Au plus fort de la crise d’Airbus, elle sait valoriser et développer la crédibilité du maintien et du développement des sites de Nantes Saint-Nazaire avec la création de pôle de compétitivité EMC2.
# Des adaptations difficiles
L’agro-alimentaire est fortement touchée, et particulièrement la conserverie : Saupiquet, après avoir été absorbé par Cassegrain, ferme ses sites nantais en 2005. Frigécrème ferme en 1998 après un incendie. Les abattoirs sont vendus puis fermés en 1995. Beghin-Say, transformateur de sucre de canne, voit son activité décliner. Les entreprises liées à la conserverie sont en difficulté.
# Des entreprises se confortent, d’autres se créent
Certes LU, BN, Armor se délocalisent à la périphérie de Nantes mais se confortent dans des secteurs en concentration et délocalisation. Saunier Duval s’adapte avec beaucoup de volonté ainsi qu’Airbus et Waterman qui se consolident.
Eurofins Scientific est l’exemple brillant d’une grande entreprise à l’international qui s’est développée sur l’essor des biotechnologies et des recherches de la faculté de médecine.
Tipiak a su s’adapter aux nouveaux modes de vie en développant des plats préparés.
Les maraîchers se développent maintenant autour de Nantes en restant leaders européens de la mâche et très bien placés sur le marché du muguet.
# Conclusion
La mutation de l'économie nantaise a accompagné celle de l'économie mondiale. Peu à peu la ville s'est "tertiarisée" tout en gardant une activité industrielle non négligeable.
Si traditionnellement les hommes allaient vers les matières premières et les ressources, aujourd'hui, ils vont aux territoires les plus attractifs. La concurrence devient de plus en plus celle des villes entre elles. Celles-ci sont prises entre les tenailles du temps court, le quotidien des habitants, et le temps long des réponses politiques.
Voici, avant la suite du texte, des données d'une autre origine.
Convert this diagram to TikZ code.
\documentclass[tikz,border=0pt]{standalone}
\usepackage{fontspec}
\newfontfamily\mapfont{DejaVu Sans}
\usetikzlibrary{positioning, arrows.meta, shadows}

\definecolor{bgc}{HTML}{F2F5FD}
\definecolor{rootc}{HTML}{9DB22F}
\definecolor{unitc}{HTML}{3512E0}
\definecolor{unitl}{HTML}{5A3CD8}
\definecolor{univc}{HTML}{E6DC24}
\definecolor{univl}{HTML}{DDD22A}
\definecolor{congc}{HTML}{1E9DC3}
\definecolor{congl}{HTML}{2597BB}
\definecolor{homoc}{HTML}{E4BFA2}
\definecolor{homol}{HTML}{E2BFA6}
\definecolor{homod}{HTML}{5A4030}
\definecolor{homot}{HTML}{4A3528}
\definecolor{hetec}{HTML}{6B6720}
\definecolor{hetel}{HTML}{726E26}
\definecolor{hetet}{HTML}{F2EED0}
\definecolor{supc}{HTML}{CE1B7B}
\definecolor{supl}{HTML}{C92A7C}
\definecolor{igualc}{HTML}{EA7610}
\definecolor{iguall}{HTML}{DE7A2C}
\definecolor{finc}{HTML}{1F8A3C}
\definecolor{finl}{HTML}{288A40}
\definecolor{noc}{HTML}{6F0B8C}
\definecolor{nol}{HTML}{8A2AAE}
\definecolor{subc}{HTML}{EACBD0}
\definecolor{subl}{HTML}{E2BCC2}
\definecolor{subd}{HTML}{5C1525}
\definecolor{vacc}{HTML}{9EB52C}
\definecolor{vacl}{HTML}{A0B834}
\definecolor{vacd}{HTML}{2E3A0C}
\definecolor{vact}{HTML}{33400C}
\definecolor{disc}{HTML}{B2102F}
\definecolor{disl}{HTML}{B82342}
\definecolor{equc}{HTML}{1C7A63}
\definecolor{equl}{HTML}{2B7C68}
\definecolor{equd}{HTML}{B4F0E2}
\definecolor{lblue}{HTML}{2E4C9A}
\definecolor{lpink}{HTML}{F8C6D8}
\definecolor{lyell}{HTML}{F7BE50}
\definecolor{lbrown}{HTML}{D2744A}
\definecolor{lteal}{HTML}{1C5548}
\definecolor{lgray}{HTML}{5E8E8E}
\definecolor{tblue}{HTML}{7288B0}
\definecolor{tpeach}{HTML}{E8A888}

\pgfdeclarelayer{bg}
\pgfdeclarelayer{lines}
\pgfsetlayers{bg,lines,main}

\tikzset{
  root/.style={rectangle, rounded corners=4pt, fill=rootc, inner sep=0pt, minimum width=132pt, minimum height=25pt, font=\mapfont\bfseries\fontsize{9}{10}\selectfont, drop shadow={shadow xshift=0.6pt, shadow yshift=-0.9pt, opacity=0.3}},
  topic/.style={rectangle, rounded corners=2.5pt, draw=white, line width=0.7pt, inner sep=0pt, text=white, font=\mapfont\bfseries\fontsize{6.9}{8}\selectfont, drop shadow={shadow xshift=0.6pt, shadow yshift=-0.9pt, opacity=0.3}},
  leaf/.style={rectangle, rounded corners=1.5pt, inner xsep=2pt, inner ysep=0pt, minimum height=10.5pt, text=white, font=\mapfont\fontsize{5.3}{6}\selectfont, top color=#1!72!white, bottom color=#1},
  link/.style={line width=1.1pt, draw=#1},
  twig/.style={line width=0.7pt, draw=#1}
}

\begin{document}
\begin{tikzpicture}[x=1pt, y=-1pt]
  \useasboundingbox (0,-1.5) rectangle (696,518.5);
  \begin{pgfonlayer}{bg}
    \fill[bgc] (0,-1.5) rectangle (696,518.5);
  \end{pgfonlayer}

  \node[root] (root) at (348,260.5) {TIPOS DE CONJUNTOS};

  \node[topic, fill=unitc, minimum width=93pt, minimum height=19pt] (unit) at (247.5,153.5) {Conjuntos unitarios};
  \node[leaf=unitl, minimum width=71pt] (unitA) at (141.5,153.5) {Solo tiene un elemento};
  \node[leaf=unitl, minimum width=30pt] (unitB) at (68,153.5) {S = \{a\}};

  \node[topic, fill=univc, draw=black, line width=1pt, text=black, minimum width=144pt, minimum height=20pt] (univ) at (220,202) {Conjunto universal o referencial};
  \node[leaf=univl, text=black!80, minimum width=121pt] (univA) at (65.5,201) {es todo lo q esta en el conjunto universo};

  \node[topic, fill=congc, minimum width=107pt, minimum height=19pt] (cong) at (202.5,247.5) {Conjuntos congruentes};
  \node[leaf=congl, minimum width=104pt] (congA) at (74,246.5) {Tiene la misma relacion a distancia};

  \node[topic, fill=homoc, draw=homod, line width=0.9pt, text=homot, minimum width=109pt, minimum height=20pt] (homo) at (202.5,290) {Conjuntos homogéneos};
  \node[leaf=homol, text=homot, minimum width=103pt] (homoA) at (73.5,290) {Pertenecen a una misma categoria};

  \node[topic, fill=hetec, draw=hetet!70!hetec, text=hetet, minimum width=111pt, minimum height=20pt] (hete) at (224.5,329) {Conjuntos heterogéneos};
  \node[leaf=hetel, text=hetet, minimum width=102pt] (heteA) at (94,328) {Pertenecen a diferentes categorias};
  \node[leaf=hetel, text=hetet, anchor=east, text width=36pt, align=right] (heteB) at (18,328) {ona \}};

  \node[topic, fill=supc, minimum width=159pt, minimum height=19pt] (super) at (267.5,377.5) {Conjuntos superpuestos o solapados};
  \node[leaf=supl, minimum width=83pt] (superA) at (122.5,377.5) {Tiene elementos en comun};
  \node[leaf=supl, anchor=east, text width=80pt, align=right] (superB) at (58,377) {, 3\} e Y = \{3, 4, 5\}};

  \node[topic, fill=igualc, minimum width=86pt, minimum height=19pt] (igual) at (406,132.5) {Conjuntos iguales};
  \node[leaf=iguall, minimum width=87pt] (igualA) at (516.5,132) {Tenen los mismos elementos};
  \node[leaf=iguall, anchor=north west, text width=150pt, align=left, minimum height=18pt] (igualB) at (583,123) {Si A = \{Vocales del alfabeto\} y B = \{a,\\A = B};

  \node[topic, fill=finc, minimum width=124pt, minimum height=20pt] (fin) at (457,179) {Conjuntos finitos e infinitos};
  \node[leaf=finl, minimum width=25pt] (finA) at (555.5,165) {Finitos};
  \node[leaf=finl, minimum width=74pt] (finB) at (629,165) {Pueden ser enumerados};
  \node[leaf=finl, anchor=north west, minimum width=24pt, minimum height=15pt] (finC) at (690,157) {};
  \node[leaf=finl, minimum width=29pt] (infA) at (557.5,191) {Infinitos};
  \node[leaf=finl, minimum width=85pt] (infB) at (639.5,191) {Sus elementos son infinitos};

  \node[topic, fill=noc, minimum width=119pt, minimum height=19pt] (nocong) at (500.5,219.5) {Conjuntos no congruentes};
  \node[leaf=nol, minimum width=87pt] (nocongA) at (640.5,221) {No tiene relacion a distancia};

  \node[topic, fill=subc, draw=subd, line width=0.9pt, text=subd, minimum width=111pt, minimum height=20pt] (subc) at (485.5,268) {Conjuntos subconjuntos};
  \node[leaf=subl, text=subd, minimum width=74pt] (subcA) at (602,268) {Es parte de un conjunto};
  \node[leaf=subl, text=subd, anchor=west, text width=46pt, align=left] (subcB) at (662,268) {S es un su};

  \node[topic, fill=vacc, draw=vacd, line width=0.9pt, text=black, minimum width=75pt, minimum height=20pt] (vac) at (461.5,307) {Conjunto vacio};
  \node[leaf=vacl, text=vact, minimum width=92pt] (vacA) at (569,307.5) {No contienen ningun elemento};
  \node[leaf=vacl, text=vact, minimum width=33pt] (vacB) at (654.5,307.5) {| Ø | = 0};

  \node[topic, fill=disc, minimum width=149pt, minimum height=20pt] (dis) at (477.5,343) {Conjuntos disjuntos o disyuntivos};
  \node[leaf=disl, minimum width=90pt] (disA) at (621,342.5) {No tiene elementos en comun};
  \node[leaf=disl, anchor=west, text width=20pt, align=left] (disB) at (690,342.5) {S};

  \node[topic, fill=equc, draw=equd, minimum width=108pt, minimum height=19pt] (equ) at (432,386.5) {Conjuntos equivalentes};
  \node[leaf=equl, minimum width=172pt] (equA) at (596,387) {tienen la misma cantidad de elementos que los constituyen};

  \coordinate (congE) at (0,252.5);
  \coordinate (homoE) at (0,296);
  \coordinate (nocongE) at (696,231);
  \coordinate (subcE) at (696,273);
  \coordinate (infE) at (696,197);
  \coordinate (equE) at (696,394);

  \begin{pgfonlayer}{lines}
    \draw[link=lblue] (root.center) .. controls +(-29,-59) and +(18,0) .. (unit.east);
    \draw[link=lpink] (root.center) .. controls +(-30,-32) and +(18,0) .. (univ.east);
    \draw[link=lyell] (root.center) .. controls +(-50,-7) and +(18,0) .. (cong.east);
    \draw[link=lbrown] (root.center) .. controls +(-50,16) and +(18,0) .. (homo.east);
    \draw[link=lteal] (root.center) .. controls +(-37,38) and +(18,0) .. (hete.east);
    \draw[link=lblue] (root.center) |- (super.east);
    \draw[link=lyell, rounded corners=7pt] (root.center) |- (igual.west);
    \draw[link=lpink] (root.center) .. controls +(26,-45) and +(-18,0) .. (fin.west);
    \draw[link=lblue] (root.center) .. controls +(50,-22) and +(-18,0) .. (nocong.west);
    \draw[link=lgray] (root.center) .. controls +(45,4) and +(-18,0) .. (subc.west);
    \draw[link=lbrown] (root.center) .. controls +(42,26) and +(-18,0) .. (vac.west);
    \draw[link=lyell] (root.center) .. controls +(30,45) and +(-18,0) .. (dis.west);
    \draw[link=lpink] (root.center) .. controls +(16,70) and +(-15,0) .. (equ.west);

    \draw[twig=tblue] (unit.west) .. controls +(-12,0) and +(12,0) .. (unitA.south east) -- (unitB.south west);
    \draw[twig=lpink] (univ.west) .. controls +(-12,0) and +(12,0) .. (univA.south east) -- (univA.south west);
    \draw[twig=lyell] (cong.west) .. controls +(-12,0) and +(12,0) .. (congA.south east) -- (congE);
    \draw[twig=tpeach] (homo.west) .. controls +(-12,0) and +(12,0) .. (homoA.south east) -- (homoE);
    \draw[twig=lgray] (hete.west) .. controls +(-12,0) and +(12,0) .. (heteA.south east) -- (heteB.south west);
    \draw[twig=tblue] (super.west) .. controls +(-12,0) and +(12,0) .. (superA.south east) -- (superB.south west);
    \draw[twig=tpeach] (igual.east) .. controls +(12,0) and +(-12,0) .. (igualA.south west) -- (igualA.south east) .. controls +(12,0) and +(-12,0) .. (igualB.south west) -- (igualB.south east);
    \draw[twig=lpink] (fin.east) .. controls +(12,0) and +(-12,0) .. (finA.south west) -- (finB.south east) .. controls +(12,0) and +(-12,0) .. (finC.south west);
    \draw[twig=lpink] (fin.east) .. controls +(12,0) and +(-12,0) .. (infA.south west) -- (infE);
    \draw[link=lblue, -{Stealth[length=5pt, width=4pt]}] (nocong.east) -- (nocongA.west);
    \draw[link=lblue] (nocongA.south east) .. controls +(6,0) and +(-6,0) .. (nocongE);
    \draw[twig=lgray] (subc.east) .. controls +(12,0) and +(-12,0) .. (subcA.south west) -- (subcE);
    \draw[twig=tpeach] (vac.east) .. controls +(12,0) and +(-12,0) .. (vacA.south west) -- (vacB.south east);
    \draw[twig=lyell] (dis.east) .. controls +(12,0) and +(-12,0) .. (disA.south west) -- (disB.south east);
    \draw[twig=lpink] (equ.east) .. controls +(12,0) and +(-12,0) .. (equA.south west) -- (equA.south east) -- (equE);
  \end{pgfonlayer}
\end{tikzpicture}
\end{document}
Nous pouvons en voir le chemin à travers le parcours vers l'intercommunalité, la métropole et la construction de politiques cohérentes à la bonne échelle, malgré le « jeu à la nantaise ». Celui-ci tient beaucoup à la capacité des acteurs à travailler ensemble au-delà de leurs différences et de leurs prés carrés.
Un des enjeux majeurs de l'avenir de Nantes et de l'estuaire de la Loire, est de conjuguer ces temps pour devenir visible au niveau européen, espace économique majeur au niveau mondial.
C'est sans doute ainsi que nous aurons la capacité de répondre aux nouveaux défis du développement durable et de l'économie numérique.